Requirement:
Reproduce exactly the lines of the material beneath, from the line that contains "What TikZ code" to the line that contains "(in2 -| bufa);", both included, and no other lines.

Supplied records:
(begin)

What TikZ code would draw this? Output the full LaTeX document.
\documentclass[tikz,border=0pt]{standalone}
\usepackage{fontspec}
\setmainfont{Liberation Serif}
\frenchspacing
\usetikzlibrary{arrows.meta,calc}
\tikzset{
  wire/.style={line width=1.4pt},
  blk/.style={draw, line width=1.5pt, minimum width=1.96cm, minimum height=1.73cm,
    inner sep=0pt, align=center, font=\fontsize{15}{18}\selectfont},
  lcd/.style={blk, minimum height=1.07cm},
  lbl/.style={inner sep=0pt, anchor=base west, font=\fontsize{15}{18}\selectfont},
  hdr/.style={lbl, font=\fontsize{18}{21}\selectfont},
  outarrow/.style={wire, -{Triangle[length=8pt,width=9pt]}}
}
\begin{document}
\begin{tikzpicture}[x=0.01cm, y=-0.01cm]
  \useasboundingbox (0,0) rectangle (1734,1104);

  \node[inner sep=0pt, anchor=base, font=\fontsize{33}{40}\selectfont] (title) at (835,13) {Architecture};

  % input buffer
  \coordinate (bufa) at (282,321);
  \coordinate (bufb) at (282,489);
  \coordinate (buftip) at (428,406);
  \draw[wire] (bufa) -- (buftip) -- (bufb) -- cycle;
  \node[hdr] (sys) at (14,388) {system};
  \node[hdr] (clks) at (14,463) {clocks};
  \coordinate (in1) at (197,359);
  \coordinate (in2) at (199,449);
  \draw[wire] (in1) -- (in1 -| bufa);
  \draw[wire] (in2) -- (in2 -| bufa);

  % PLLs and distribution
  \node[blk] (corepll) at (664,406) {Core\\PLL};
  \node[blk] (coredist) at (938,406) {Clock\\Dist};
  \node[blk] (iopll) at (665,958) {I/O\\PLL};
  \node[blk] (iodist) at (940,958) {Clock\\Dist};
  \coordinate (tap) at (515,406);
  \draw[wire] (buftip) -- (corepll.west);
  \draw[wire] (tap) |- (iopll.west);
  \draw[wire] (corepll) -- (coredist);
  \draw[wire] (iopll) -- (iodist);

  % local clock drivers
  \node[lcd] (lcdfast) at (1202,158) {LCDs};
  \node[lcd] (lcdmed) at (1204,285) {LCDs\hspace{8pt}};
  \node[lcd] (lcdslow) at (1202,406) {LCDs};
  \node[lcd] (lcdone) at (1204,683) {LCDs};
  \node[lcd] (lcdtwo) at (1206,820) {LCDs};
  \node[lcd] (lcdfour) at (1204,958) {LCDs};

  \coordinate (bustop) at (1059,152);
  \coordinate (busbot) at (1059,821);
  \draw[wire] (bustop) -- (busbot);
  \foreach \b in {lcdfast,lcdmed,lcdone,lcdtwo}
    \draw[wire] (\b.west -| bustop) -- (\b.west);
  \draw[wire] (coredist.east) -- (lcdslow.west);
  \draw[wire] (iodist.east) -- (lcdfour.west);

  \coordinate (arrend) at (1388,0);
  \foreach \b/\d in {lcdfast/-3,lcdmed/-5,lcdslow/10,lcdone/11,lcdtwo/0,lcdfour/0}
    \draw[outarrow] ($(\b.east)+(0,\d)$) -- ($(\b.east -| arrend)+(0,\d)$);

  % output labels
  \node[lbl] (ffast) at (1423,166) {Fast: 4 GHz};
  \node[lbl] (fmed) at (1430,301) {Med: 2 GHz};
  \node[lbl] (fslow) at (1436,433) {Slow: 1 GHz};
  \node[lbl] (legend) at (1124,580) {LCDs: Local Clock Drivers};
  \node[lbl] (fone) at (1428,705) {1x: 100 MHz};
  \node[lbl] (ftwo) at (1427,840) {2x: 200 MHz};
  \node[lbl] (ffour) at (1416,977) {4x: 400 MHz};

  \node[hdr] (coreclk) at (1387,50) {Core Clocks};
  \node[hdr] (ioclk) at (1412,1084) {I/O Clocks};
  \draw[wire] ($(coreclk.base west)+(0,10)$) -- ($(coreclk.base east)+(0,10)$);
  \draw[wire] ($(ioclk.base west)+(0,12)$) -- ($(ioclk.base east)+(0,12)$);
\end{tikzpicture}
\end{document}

(end)
(begin)

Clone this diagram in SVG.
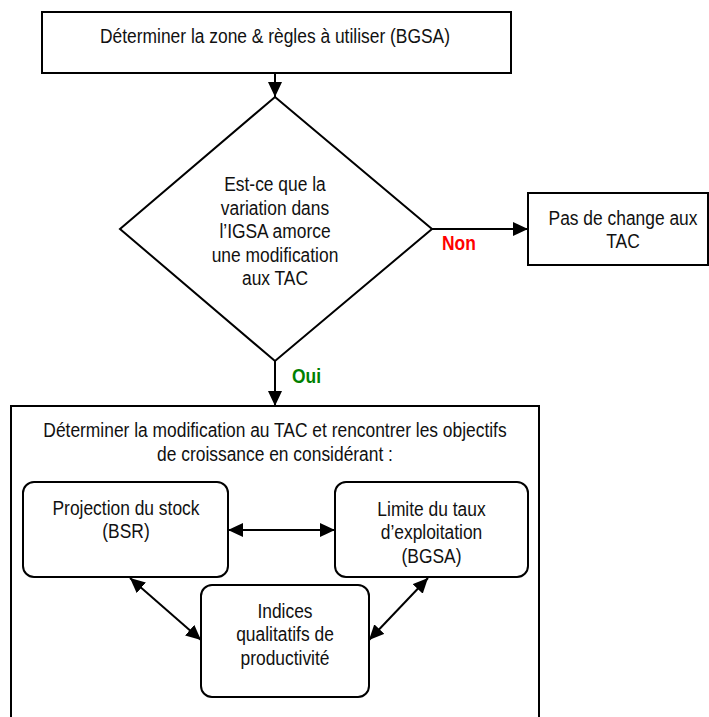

(end)

Result of the task:
What TikZ code would draw this? Output the full LaTeX document.
\documentclass[tikz,border=0pt]{standalone}
\usepackage{fontspec}
\setmainfont{Liberation Serif}
\frenchspacing
\usetikzlibrary{arrows.meta,calc}
\tikzset{
  wire/.style={line width=1.4pt},
  blk/.style={draw, line width=1.5pt, minimum width=1.96cm, minimum height=1.73cm,
    inner sep=0pt, align=center, font=\fontsize{15}{18}\selectfont},
  lcd/.style={blk, minimum height=1.07cm},
  lbl/.style={inner sep=0pt, anchor=base west, font=\fontsize{15}{18}\selectfont},
  hdr/.style={lbl, font=\fontsize{18}{21}\selectfont},
  outarrow/.style={wire, -{Triangle[length=8pt,width=9pt]}}
}
\begin{document}
\begin{tikzpicture}[x=0.01cm, y=-0.01cm]
  \useasboundingbox (0,0) rectangle (1734,1104);

  \node[inner sep=0pt, anchor=base, font=\fontsize{33}{40}\selectfont] (title) at (835,13) {Architecture};

  % input buffer
  \coordinate (bufa) at (282,321);
  \coordinate (bufb) at (282,489);
  \coordinate (buftip) at (428,406);
  \draw[wire] (bufa) -- (buftip) -- (bufb) -- cycle;
  \node[hdr] (sys) at (14,388) {system};
  \node[hdr] (clks) at (14,463) {clocks};
  \coordinate (in1) at (197,359);
  \coordinate (in2) at (199,449);
  \draw[wire] (in1) -- (in1 -| bufa);
  \draw[wire] (in2) -- (in2 -| bufa);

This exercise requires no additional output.